Section 5: Coming Home Safely - The Fiery Return
Getting back to Earth is just as challenging as leaving it. A spacecraft has two major problems to solve for a safe return.
Problem 1: It's Too Hot!
When the spacecraft re-enters the atmosphere at thousands of kilometres per hour, the friction with air particles creates an incredible amount of heat. This can make the outside of the spacecraft hotter than lava!

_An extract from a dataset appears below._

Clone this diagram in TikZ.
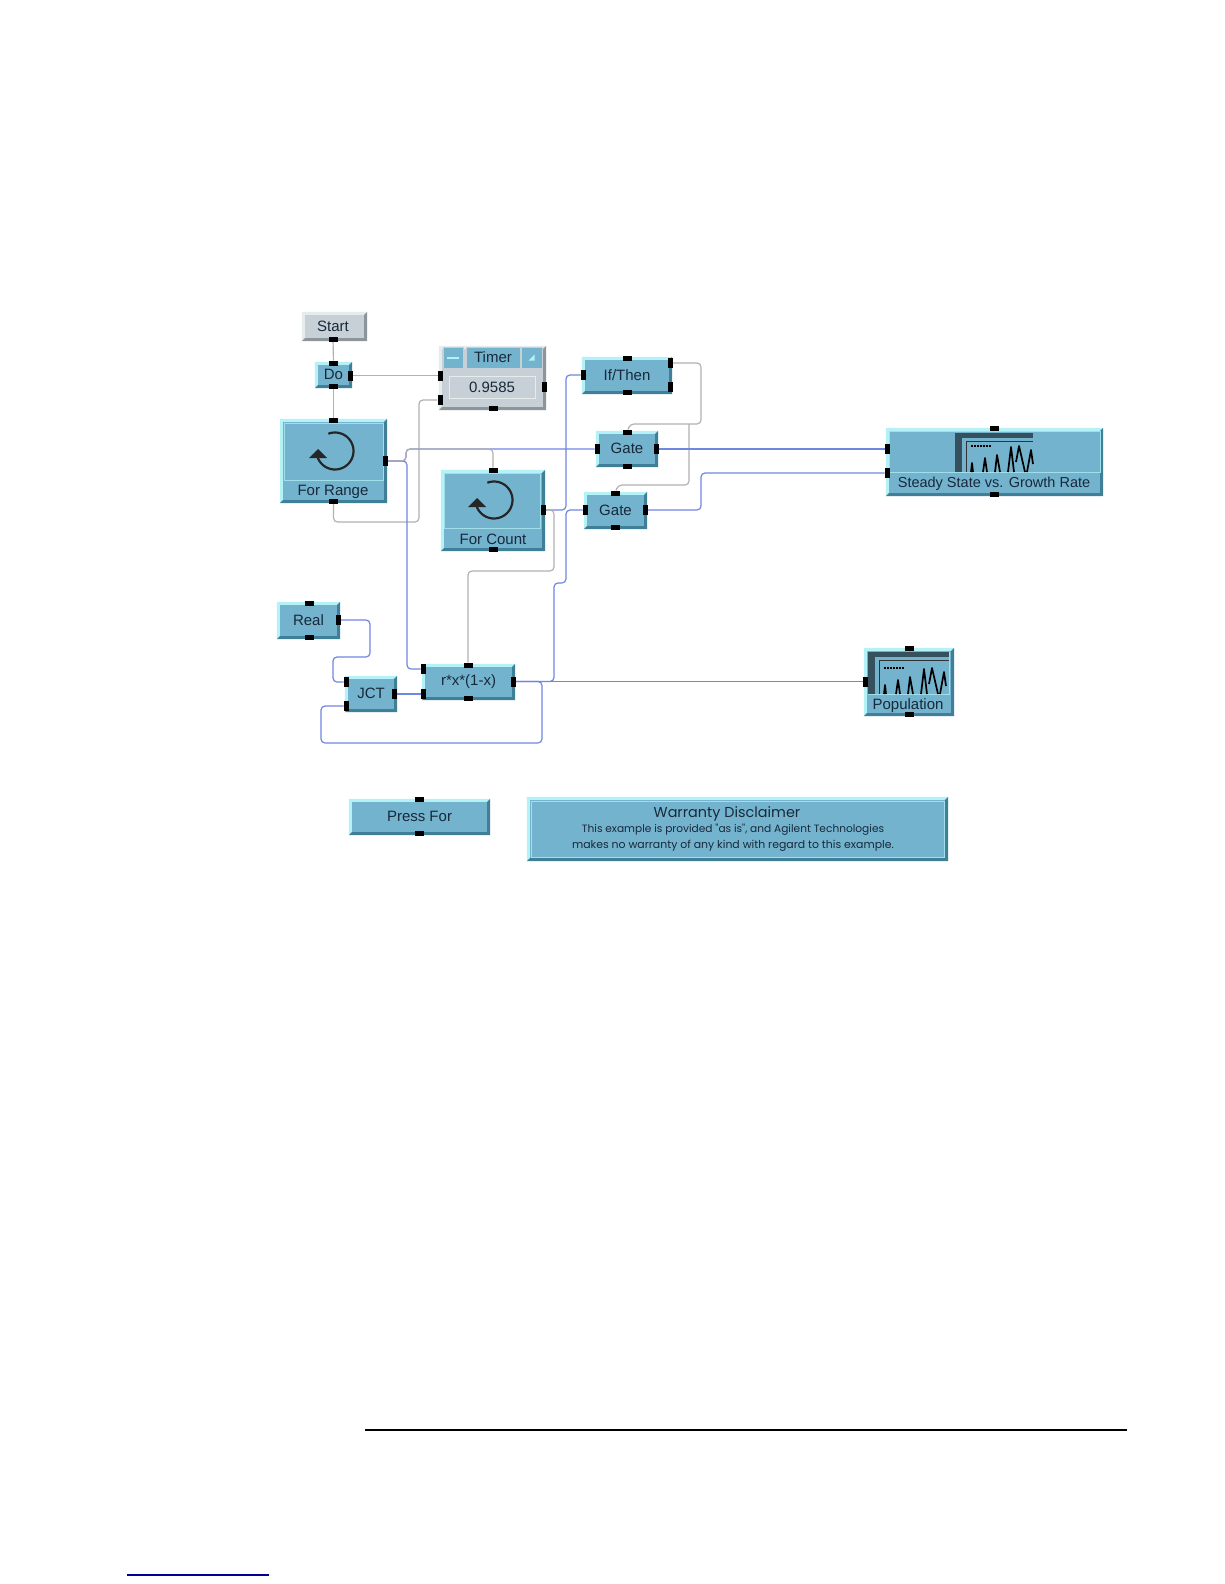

Solution: Heat Insulation. To protect the astronauts, spacecraft are designed with a heat shield. This is a special layer of material that can absorb massive amounts of heat. It is designed to get super-hot and even burn away, carrying the dangerous heat away from the capsule and keeping the inside safe and cool.
Problem 2: It's Too Fast!
The spacecraft is moving too fast to land safely. It needs to slow down a lot before it touches the ground or ocean.

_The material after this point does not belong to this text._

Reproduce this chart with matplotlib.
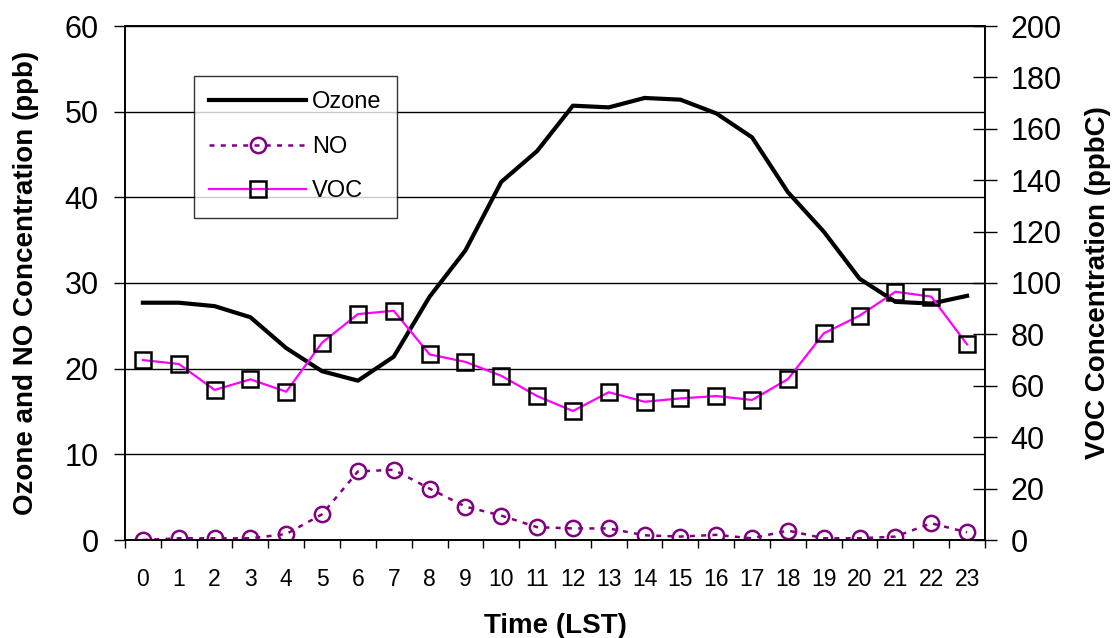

Solution: Reducing Speed. The thick air of the atmosphere actually helps with this! Air resistance, which was a problem on the way up, is very useful on the way down because it acts like a brake. To slow down even more, giant parachutes are deployed to slow the capsule to a safe landing speed.
Key Takeaway
To return safely, a spacecraft uses a heat shield for protection from heat caused by air resistance, and uses air resistance and parachutes for reducing speed.
Chapter Summary: Key Takeaways
Great job, you've completed your mission training! Let's quickly review the main points.
- Lifting Off: Rockets need a massive upward force (thrust) from their engines to overcome Earth's gravity.
- How they Fly: Rockets work by the principle of action-reaction – they push gas down, and the gas pushes them up.
- Beating Air Resistance: A stream-lined shape helps rockets cut through the air more easily during launch.
- Life in Space: Space is a frictionless environment where astronauts experience micro-gravity, making them feel weightless.
- Coming Home: Spacecraft need special heat insulation (a heat shield) and methods for reducing speed (like parachutes) to land safely.